El peligro está anunciado, pero en nuestra época el desarrollo del transporte y la concentración de la humanidad en termiteros de millones de individuos son el caldo perfecto para que una epidemia se extienda en cuestión de semanas. El mejor remedio posible sería la prevención; ello significa un replanteamiento de nuestra relación con la ciudad y con los campos. Nunca como ahora estuvo la humanidad en mejores condiciones de vivir productiva en el campo sin renunciar a las ventajas, las comunicaciones y los espectáculos del mundo urbano; de modo que este conato de catástrofe debería estimular una mirada lúcida sobre los privilegios de la vida natural, sobre los alimentos orgánicos, sobre la posibilidad de una vida más sencilla y más serena.

Pero hay muchos poderes que prefieren tener a la gente concentrada: para la producción, para el consumo, para la tributación y para la administración. Abandonar el ideal de lo urbano exige dudar de muchas cosas harto establecidas.

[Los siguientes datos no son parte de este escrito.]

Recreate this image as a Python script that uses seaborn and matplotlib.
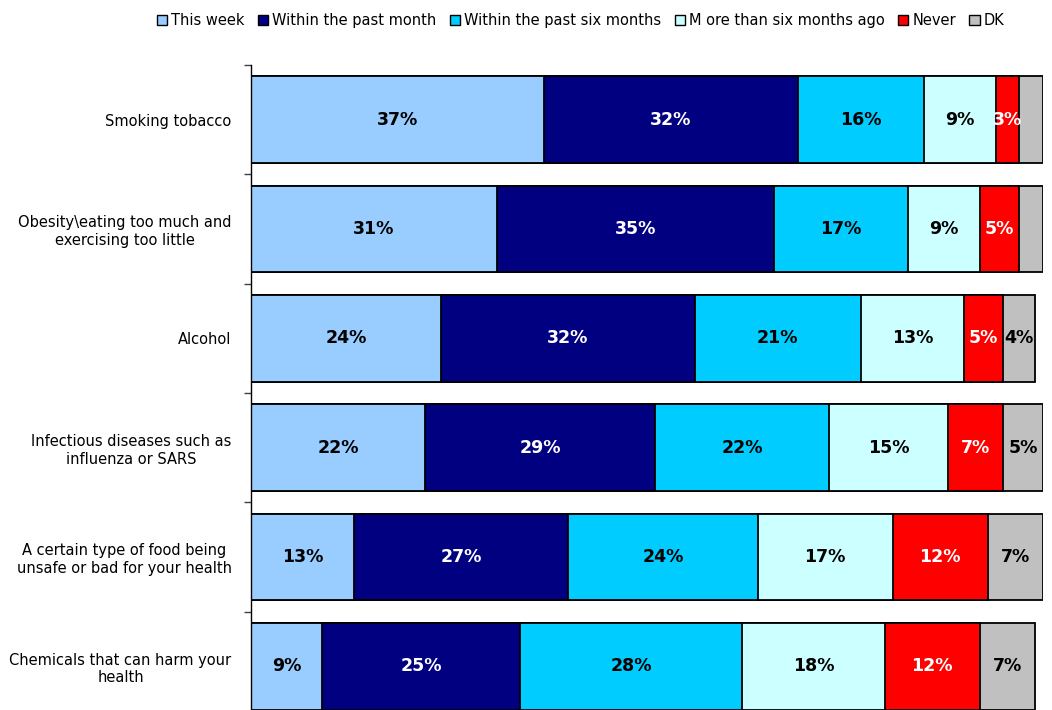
import matplotlib
matplotlib.use("Agg")
import matplotlib.pyplot as plt
import seaborn as sns
import numpy as np
import pandas as pd
from matplotlib.patches import Patch

categories = [
    "Smoking tobacco",
    "Obesity\\eating too much and\nexercising too little",
    "Alcohol",
    "Infectious diseases such as\ninfluenza or SARS",
    "A certain type of food being\nunsafe or bad for your health",
    "Chemicals that can harm your\nhealth",
]
series_names = ["This week", "Within the past month", "Within the past six months",
                "M ore than six months ago", "Never", "DK"]
this_week = [37, 31, 24, 22, 13, 9]
past_month = [32, 35, 32, 29, 27, 25]
past_six_months = [16, 17, 21, 22, 24, 28]
more_than_six = [9, 9, 13, 15, 17, 18]
never = [3, 5, 5, 7, 12, 12]
dk = [3, 3, 4, 5, 7, 7]
dk_labels = ["", "", "4%", "5%", "7%", "7%"]

colors = ["#99CCFF", "#000080", "#00CCFF", "#CCFFFF", "#FF0000", "#C0C0C0"]
text_colors = ["black", "white", "black", "black", "white", "black"]

sns.set_style("white")
plt.rcParams['font.family'] = ['DejaVu Sans']
plt.rcParams['text.color'] = 'black'
plt.rcParams['ytick.color'] = 'black'

fig = plt.figure(figsize=(10.52, 7.10), dpi=100)
ax = fig.add_axes([0.2386, -0.0155, 0.7529, 0.924])

series = [this_week, past_month, past_six_months, more_than_six, never, dk]
vals = np.array(series, dtype=float)
cum = np.cumsum(vals, axis=0)

# draw from the full stack down to the first segment
for i in range(len(series) - 1, -1, -1):
    df = pd.DataFrame({"cat": categories, "val": cum[i]})
    sns.barplot(data=df, y="cat", x="val", orient="h", color=colors[i],
                saturation=1, edgecolor="black", linewidth=1.3, width=0.79, ax=ax)

# labels
for i in range(len(series)):
    for j in range(len(categories)):
        v = vals[i, j]
        left = cum[i, j] - v
        if i == 5:
            txt = dk_labels[j]
        else:
            txt = f"{int(v)}%"
        if txt:
            ax.text(left + v / 2, j, txt, ha="center", va="center",
                    color=text_colors[i], fontsize=12.5, fontweight="bold")

ax.set_xlim(0, 100)
ax.set_ylim(5.5, -0.5)
ax.set_xlabel("")
ax.set_ylabel("")
ax.set_xticks([])
for s in ["top", "right", "bottom"]:
    ax.spines[s].set_visible(False)
ax.spines["left"].set_color("black")
ax.spines["left"].set_linewidth(1.0)

ax.set_yticks(range(len(categories)))
ax.set_yticklabels(categories, fontsize=10.5, multialignment="center", color="black")
ax.set_yticks(np.arange(-0.5, 6, 1), minor=True)
ax.tick_params(axis="y", which="major", length=0, pad=14)
ax.tick_params(axis="y", which="minor", left=True, length=5, width=1,
               color="#404040", direction="out")

handles = [Patch(facecolor=c, edgecolor="black", linewidth=1) for c in colors]
fig.legend(handles, series_names, loc="center", bbox_to_anchor=(0.552, 0.971),
           ncol=6, frameon=False, fontsize=10.5, handlelength=0.7, handleheight=0.7,
           handletextpad=0.3, columnspacing=0.9)

fig.savefig("out.png", dpi=100)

Al parecer, la burbuja de las primeras alarmas se rompe. La cifra de casos comprobados de contagio y de muerte parece reducirse. Y comprendemos que la exagerada reacción inicial era consecuencia inevitable del asombro y del miedo. Porque la humanidad está dividida entre los crédulos y los escépticos. Siempre habrá gente que tienda a creer en el peligro desde el comienzo; siempre habrá gente que no creerá hasta cuando sea demasiado tarde.

Hemos comprobado que la alarma hace que la gente reaccione, muchos que corrían peligro se habrán hecho atender a tiempo, y esto pudo incidir en el freno del crecimiento de un mal de cuya verdadera gravedad nadie estaba seguro. Se ha creado un clima de expectativa y de alarma ante una situación incierta, pero sería más grave sentarse a esperar hasta tener la certeza.

Lo malo es que, en caso de un rebrote, o la próxima vez que surja una alarma, algunos creerán menos y, como en la fábula del pastor que anunciaba siempre la llegada del lobo, cuando el lobo llegue ya nadie creerá en la noticia, aunque no haya mentiras de por medio. Acaso ese sea uno de los caminos de la naturaleza: crear situaciones que debiliten nuestra capacidad de respuesta.

Los escépticos pueden triunfar y envanecerse de ello. Pero cuando llegue el mal verdadero, y existen todas las condiciones para que llegue: fragilidad humana, concentración de la población, interconexión inmediata, cuando llegue el mal verdadero, seguramente sólo tendrán opción de salvarse los crédulos, los que reaccionen a tiempo. Los otros no, pero, y lo he notado en esta crisis, no porque sean indiferentes, sino tal vez porque tienen más miedo. Tienen miedo de aceptar la posibilidad de la plaga. Tienen miedo, incluso, de tener miedo.